Opponents have argued that the project, with nearly 7 million square feet of hotels, entertainment, dining and conferencing facilities, is out of place on the Potomac and they vowed to continue fighting.
But in a setback to opponents, a three-judge panels of the appeals court said the lead plaintiff could not bring suit because she lived in Calvert County, even though her mother planned to leave her the family home near the National Harbor site.
“I have every right to fight for my parents’ home,” said Karen Egloff, after hearing the decision. “Whether I live there or not, that is my home.”
The Court also ruled that Egloff’s co-applicants on the appeal — the Sierra Club, the Anacostia Watershed Society and two local environmentalists — did not properly file paperwork to be part of the appeal.
“These people lost because they didn’t have the right status or didn’t follow the right procedures,” said Steven Gilbert, principal counsel for the Prince George’s County District Council, which approved the National Harbor plan.
At issue was whether Egloff had “standing,” or the legal right to challenge the district council’s 1998 approval of the conceptual site plan for the project. The site plan broadly defined how the property would be used and what transportation networks would service it.
Egloff appealed the council’s approval of the site plan in circuit court.

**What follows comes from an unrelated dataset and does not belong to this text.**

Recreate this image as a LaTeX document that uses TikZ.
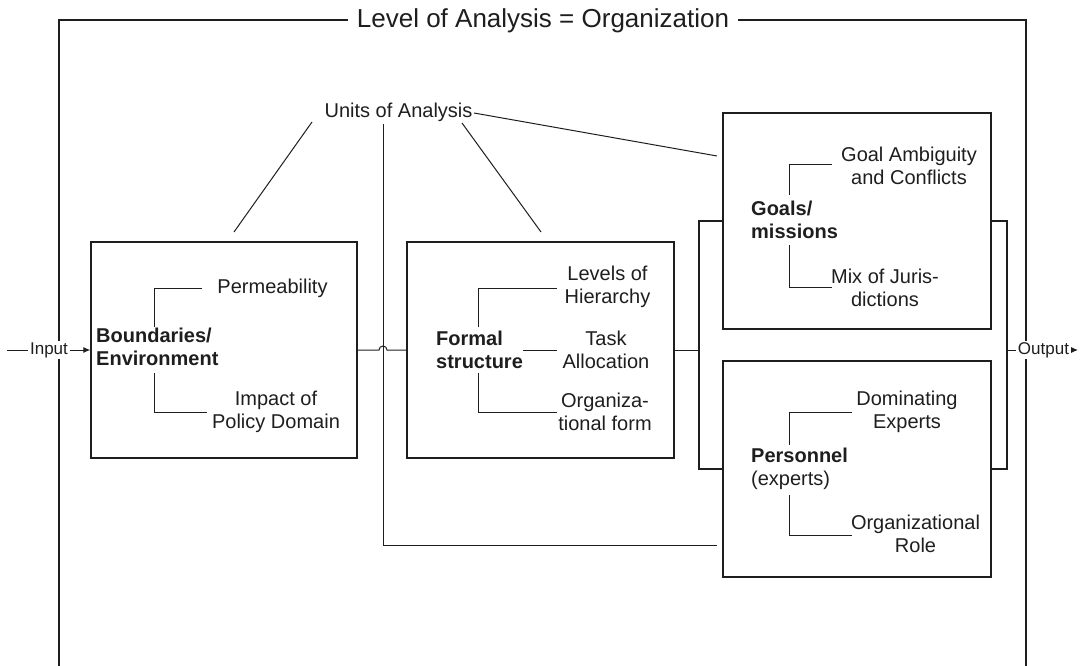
\documentclass[tikz,border=0pt]{standalone}
\usepackage{fontspec}
\setmainfont{Liberation Sans}
\usetikzlibrary{arrows.meta}
\definecolor{ink}{HTML}{1E1E1E}
\tikzset{
  box/.style={draw=ink, line width=1.3pt, minimum width=#1, minimum height=216pt, inner sep=0pt},
  wire/.style={draw=ink, line width=1pt},
  frameline/.style={draw=ink, line width=1.4pt},
  txt/.style={inner sep=0pt, align=center, text=ink, font=\fontsize{20}{23}\selectfont},
  head/.style={inner sep=0pt, align=left, text=ink, font=\fontsize{20}{23}\selectfont},
  io/.style={inner sep=1.5pt, fill=white, text=ink, font=\fontsize{17}{20}\selectfont},
  arr/.style={wire, -{Latex[length=7pt,width=6pt]}}
}
\begin{document}
\begin{tikzpicture}[x=1pt,y=-1pt]
\useasboundingbox (0,0) rectangle (1088,666);

% outer frame, open at the bottom
\draw[frameline] (59,666) -- (59,20) -- (1026,20) -- (1026,666);
\node[fill=white, inner xsep=9pt, inner ysep=2pt, text=ink, font=\fontsize{26}{29}\selectfont] (title) at (543,21) {Level of Analysis = Organization};

% the four boxes
\node[box=266pt] (A) at (224,350) {};
\node[box=267pt] (B) at (540.5,350) {};
\node[box=268pt] (C) at (857,221) {};
\node[box=268pt] (D) at (857,469) {};

% box A: boundaries / environment
\node[head, anchor=west] (hA) at (96,346.5) {\textbf{Boundaries/}\\\textbf{Environment}};
\node[txt] (perm) at (272.5,288) {Permeability};
\node[txt] (pol) at (276,411.5) {Impact of\\Policy Domain};
\draw[wire] (154,327) |- (202,288);
\draw[wire] (154,373) |- (207,412);

% box B: formal structure
\node[head, anchor=west] (hB) at (436,349.5) {\textbf{Formal}\\\textbf{structure}};
\node[txt] (lev) at (607.5,286.5) {Levels of\\Hierarchy};
\node[txt] (task) at (606,349.5) {Task\\Allocation};
\node[txt] (orgf) at (605,411.5) {Organiza-\\tional form};
\draw[wire] (478,327) |- (557,288);
\draw[wire] (478,373) |- (557,412);
\draw[wire] (523,350) -- (557,350);

% box C: goals / missions
\node[head, anchor=west] (hC) at (751,219.5) {\textbf{Goals/}\\\textbf{missions}};
\node[txt] (amb) at (909,165.5) {Goal Ambiguity\\and Conflicts};
\node[txt] (jur) at (885,287.5) {Mix of Juris-\\dictions};
\draw[wire] (789,195) |- (832,165);
\draw[wire] (789,245) |- (832,287);

% box D: personnel
\node[head, anchor=west] (hD) at (751,469) {\textbf{Personnel}\\(experts)};
\node[txt] (dom) at (907,411.5) {Dominating\\Experts};
\node[txt] (role) at (915.5,533.5) {Organizational\\Role};
\draw[wire] (789,445) |- (852,412);
\draw[wire] (789,495) |- (852,535);

% junctions between the boxes
\coordinate (jl) at (699,350);
\coordinate (jr) at (1007,350);
\draw[wire] (A.east) -- (379,350) arc[start angle=180, end angle=360, radius=4] -- (B.west);
\draw[wire] (B.east) -- (jl);
\draw[wire, line width=1.3pt] (C.west) -| (jl) |- (D.west);
\draw[wire, line width=1.3pt] (C.east) -| (jr) |- (D.east);

% input and output
\coordinate (inStart) at (7,350);
\node[io] (in) at (49,350) {Input};
\draw[wire] (inStart) -- (in.west);
\draw[arr] (in.east) -- (A.west);
\node[io] (out) at (1043.5,350) {Output};
\coordinate (outEnd) at (1078,350);
\draw[wire] (jr) -- (out.west);
\draw[arr] (out.east) -- (outEnd);

% units of analysis and its links
\node[txt] (units) at (398.5,112) {Units of Analysis};
\coordinate (u1) at (312,122);
\coordinate (u1e) at (234,232);
\coordinate (u2) at (462,123);
\coordinate (u2e) at (541,232);
\coordinate (u3) at (474,113);
\coordinate (u3e) at (717,156);
\coordinate (u4) at (383,124);
\coordinate (u4c) at (383,545);
\coordinate (u4e) at (717,545);
\draw[wire] (u1) -- (u1e);
\draw[wire] (u2) -- (u2e);
\draw[wire] (u3) -- (u3e);
\draw[wire] (u4) -- (u4c) -- (u4e);
\end{tikzpicture}
\end{document}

“This development is totally for tourists and it will add more congestion to an already-congested area,” Egloff said Tuesday.
Egloff and John O’Loughlin, a Prince George’s County resident and neighbor of the proposed development, filed an appeal with the Prince George’s County Circuit Court. The others soon joined in an attempt to show solidarity with Egloff and O’Loughlin and to share costs, said Thomas Dernoga, attorney for the opponents.
The group was assured of standing since O’Loughlin lived adjacent to the development, said Dernoga.
“At the time that the original petition was filed — and when everyone intervened — there was personal standing,” he said. But two days before the appeal was heard in the circuit court, O’Loughlin pulled out.
But the case continued and Dernoga was able to convince the circuit court in November 1998 that more noise studies were needed, temporarily putting the development on hold. Dernoga said the lower court never considered Egloff’s standing as an issue.
Buoyed by their partial victory in circuit court, the opponents asked the Court of Special Appeals to overturn the approval of the entire site plan, not just the noise studies.
But Gilbert said that someone has standing to appeal a district council decision only if they live in Prince George’s County and are somehow harmed by the decision the public officials have made — and Egloff did not have that standing. The appellate court agreed.
“The Court never considered the validity of the conceptual site plan,” Gilbert said. “The court dismissed these people for procedural reasons.”
But Bonnie Bick, a co-applicant on the appeal with Egloff, is confident that environmentalists will eventually win and get Peterson to sell the property for uses more to their liking. Bick recently helped secure the state’s purchase of the Chapman’s Landing property, down the Potomac River in Charles County.
“They’re all setbacks, but we have our eye on the big picture,” she said. “And it’s going to be a gift to the people of Maryland.”